Compilation album by various artists
- Released: April 19, 1994
- Recorded: 1989
- Genres: Pop; rock;
- Length: 42:44
- Label: Rhino

Billboard Top Hits chronology
| Billboard Top Hits: 1988 (1994) | Billboard Top Hits: 1989 (1994) | Billboard Top Hits: 1990 (2000) |

= Billboard Top Hits: 1989 =

Billboard Top Hits: 1989 is a compilation album released by Rhino Records in 1994, featuring ten hit recordings from 1989.

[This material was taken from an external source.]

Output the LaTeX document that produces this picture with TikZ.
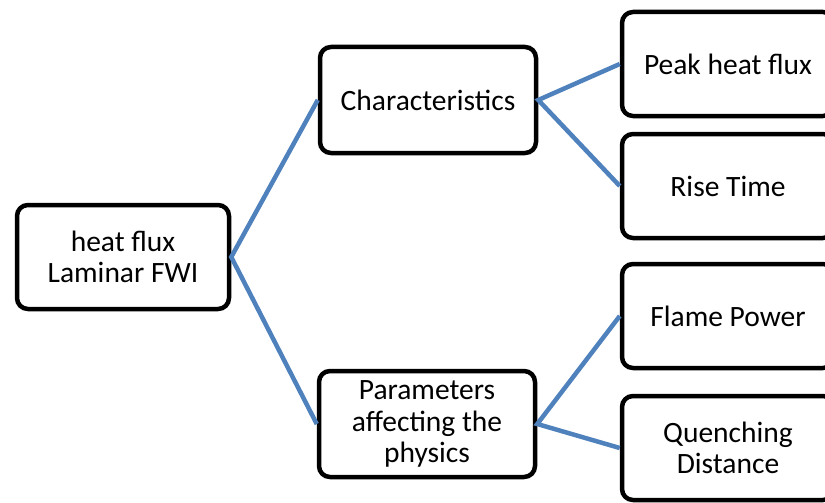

The track lineup includes seven songs that reached the top of the Billboard Hot 100 chart. The remaining three songs all reached the top five of the chart.

Professional ratings
Review scores
| Source | Rating |
| AllMusic | Star |

==Track listing==

- Track information and credits taken from the album's liner notes.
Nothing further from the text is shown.